During its investigation, Canary Mission uncovered more than 470 social media posts by SJP UIC activists, dating back to 2015, featuring a wide variety of anti-Semitic content, including support for violence against Jews and Israelis, as well as numerous BDS initiatives.
Rising anti-Semitism on campus
The findings of Canary Mission’s report about the proliferation of anti-Semitism on UIC’s campus mirror those of a recent survey of more than 500 Jewish-affiliated college students and recent alumni on the level of campus anti-Semitism by Alums for Campus Fairness (ACF).
According to the survey, 95 percent of respondents identified anti-Semitism as a problem on U.S. college campuses, with 79 percent having experienced or heard firsthand about another student making offensive or threatening comments.
More than half of the respondents received or heard firsthand offensive or threatening anti-Semitic comments from faculty or university employees and nearly 70 percent say they avoid certain places or events because they are Jewish.
Almost half said that anti-Semitism is getting worse on their campus, and 44 percent said they had experienced or heard firsthand about physical threats against those identifying as Jewish.
“These findings illuminate the troubling reality on U.S. campuses—anti-Semitism is increasingly a pernicious threat, with Jewish students under siege,” said ACF Executive Director Avi D. Gordon.
Yet Briskman maintains that, at the same time, Jewish campus life is thriving, and it is crucial that Jewish students understand that.
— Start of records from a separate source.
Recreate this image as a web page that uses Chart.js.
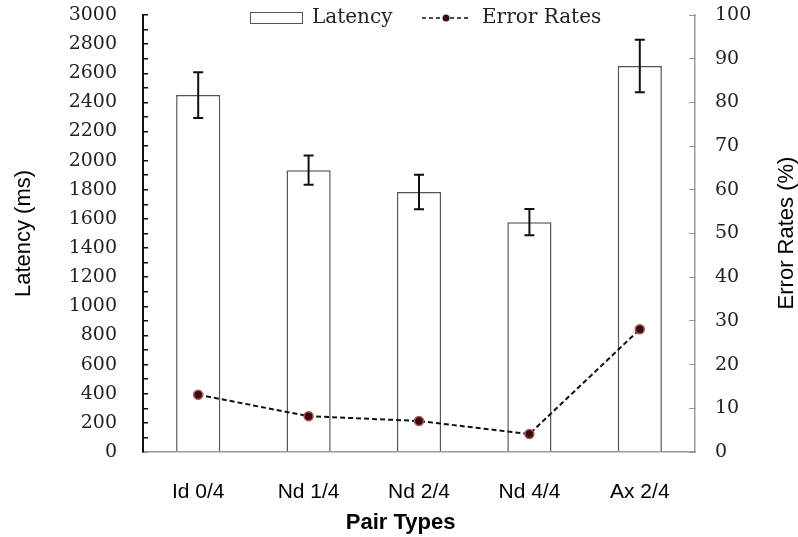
<!DOCTYPE html>
<html>
<head>
<meta charset="utf-8">
<script src="https://cdn.jsdelivr.net/npm/chart.js@4.4.1/dist/chart.umd.min.js"></script>
<style>
  html, body { margin: 0; padding: 0; background: #fff; }
  #wrap { width: 798px; height: 537px; position: relative; }
</style>
</head>
<body>
<div id="wrap"><canvas id="c" width="798" height="537"></canvas></div>
<script>
const categories = ['Id 0/4', 'Nd 1/4', 'Nd 2/4', 'Nd 4/4', 'Ax 2/4'];
const latency = [2450, 1935, 1785, 1578, 2650];
const latencyError = [157, 100, 118, 90, 180];
const errorRates = [13.1, 8.2, 7.1, 4.1, 28.1];
const latencyTicks = { min: 0, max: 3000, step: 100, labelEvery: 200 };
const rateTicks = { min: 0, max: 100, step: 10 };

const serif = '"DejaVu Serif", serif';
const sans = '"Liberation Sans", Arial, sans-serif';

const errorBarPlugin = {
  id: 'errorBars',
  afterDatasetsDraw(chart) {
    const meta = chart.getDatasetMeta(0);
    const ys = chart.scales.y;
    const ctx = chart.ctx;
    ctx.save();
    ctx.strokeStyle = '#111';
    ctx.lineWidth = 2;
    meta.data.forEach((bar, i) => {
      const v = latency[i], e = latencyError[i];
      const yt = ys.getPixelForValue(v + e);
      const yb = ys.getPixelForValue(v - e);
      const x = bar.x;
      ctx.beginPath();
      ctx.moveTo(x, yt); ctx.lineTo(x, yb);
      ctx.moveTo(x - 5, yt); ctx.lineTo(x + 5, yt);
      ctx.moveTo(x - 5, yb); ctx.lineTo(x + 5, yb);
      ctx.stroke();
    });
    ctx.restore();
  }
};

const extrasPlugin = {
  id: 'extras',
  afterDraw(chart) {
    const ctx = chart.ctx;
    const ds = chart.data.datasets;
    ctx.save();
    // legend
    ctx.font = '20px ' + serif;
    ctx.fillStyle = '#222';
    ctx.textBaseline = 'middle';
    ctx.textAlign = 'left';
    ctx.fillStyle = '#fff';
    ctx.fillRect(250, 12, 53, 12);
    ctx.strokeStyle = '#555';
    ctx.lineWidth = 1;
    ctx.strokeRect(250.5, 12.5, 52, 11);
    ctx.fillStyle = '#222';
    ctx.fillText(ds[0].label, 312, 18);
    ctx.strokeStyle = '#111';
    ctx.lineWidth = 1.5;
    ctx.setLineDash([4, 3]);
    ctx.beginPath();
    ctx.moveTo(422, 18); ctx.lineTo(471, 18);
    ctx.stroke();
    ctx.setLineDash([]);
    ctx.beginPath();
    ctx.arc(446, 18, 3.5, 0, Math.PI * 2);
    ctx.fillStyle = '#3b0a0a';
    ctx.fill();
    ctx.fillStyle = '#222';
    ctx.fillText(ds[1].label, 482, 18);
    // right axis title (reads bottom-to-top)
    ctx.translate(787, 233);
    ctx.rotate(-Math.PI / 2);
    ctx.font = '22px ' + sans;
    ctx.fillStyle = '#000';
    ctx.textAlign = 'center';
    ctx.fillText('Error Rates (%)', 0, 0);
    ctx.restore();
  }
};

new Chart(document.getElementById('c'), {
  data: {
    labels: categories,
    datasets: [
      {
        type: 'bar',
        label: 'Latency',
        data: latency,
        yAxisID: 'y',
        backgroundColor: '#ffffff',
        borderColor: '#555555',
        borderWidth: 1.5,
        barPercentage: 0.4,
        categoryPercentage: 1.0,
        order: 2
      },
      {
        type: 'line',
        label: 'Error Rates',
        data: errorRates,
        yAxisID: 'y2',
        borderColor: '#111111',
        borderWidth: 2,
        borderDash: [5, 3],
        pointRadius: 4.5,
        pointBackgroundColor: '#3b0a0a',
        pointBorderColor: '#a85a5a',
        pointBorderWidth: 1.5,
        tension: 0,
        fill: false,
        order: 1
      }
    ]
  },
  options: {
    responsive: false,
    animation: false,
    layout: { padding: { top: 15, left: 0, right: 0, bottom: 0 } },
    plugins: {
      legend: { display: false },
      tooltip: { enabled: false }
    },
    scales: {
      x: {
        grid: { display: false },
        border: { display: true, color: '#999999', width: 1.5 },
        ticks: { color: '#000', font: { family: sans, size: 21 }, padding: 20 },
        title: { display: true, text: 'Pair Types      ', color: '#000',
                 font: { family: sans, size: 22, weight: 'bold' }, padding: { top: 0, bottom: 1 } },
        afterFit(s) { s.height = 85; s.paddingLeft = 0; s.paddingRight = 0; }
      },
      y: {
        position: 'left',
        min: latencyTicks.min,
        max: latencyTicks.max,
        grid: { drawOnChartArea: false, drawTicks: true, tickLength: -5, color: '#111', lineWidth: 1.5 },
        border: { display: true, color: '#111111', width: 2 },
        ticks: {
          stepSize: latencyTicks.step,
          autoSkip: false,
          color: '#222',
          font: { family: serif, size: 19 },
          padding: 31,
          callback: (v) => (v % latencyTicks.labelEvery === 0 ? v : '')
        },
        title: { display: true, text: 'Latency (ms)', color: '#000',
                 font: { family: sans, size: 22 }, padding: { top: 11, bottom: 0 } },
        afterFit(s) { s.width = 143; s.paddingTop = 0; s.paddingBottom = 0; }
      },
      y2: {
        position: 'right',
        min: rateTicks.min,
        max: rateTicks.max,
        grid: { drawOnChartArea: false, drawTicks: true, tickLength: -6, color: '#999999', lineWidth: 1 },
        border: { display: true, color: '#999999', width: 1.5 },
        ticks: {
          stepSize: rateTicks.step,
          autoSkip: false,
          color: '#222',
          font: { family: serif, size: 19 },
          padding: 26
        },
        afterFit(s) { s.width = 103; s.paddingTop = 0; s.paddingBottom = 0; }
      }
    }
  },
  plugins: [errorBarPlugin, extrasPlugin]
});
</script>
</body>
</html>
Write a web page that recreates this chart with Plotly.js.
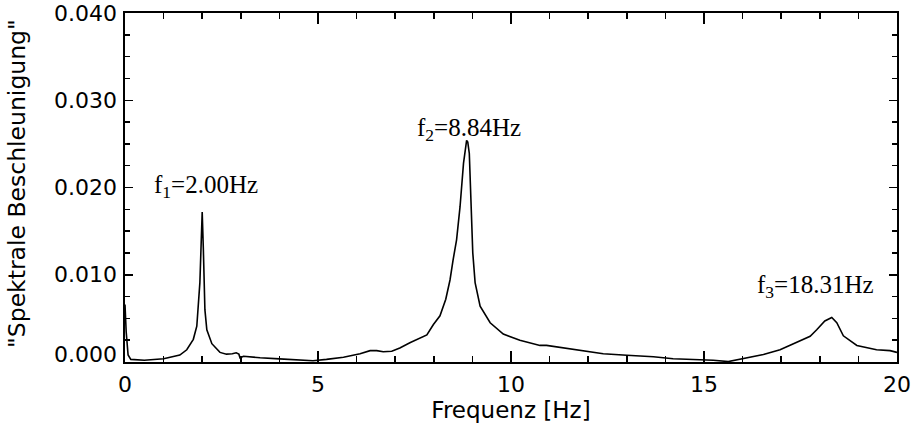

However, she says, “Students need to know that there is a real possibility that they will see or hear something anti-Semitic.”
Ezra Balser, a Hillel campus rabbi for Metro Chicago Hillel, also acknowledged the reality of anti-Semitism on campus and the effect it has on Jewish students.
“So much hatred is fueled by a lack of deep knowledge or fear of the unknown,” he said.
However, Balser also said students need to know that professional help is available.
“They are not alone,” he added. “No one should feel like they have to handle something anti-Semitic by themselves.”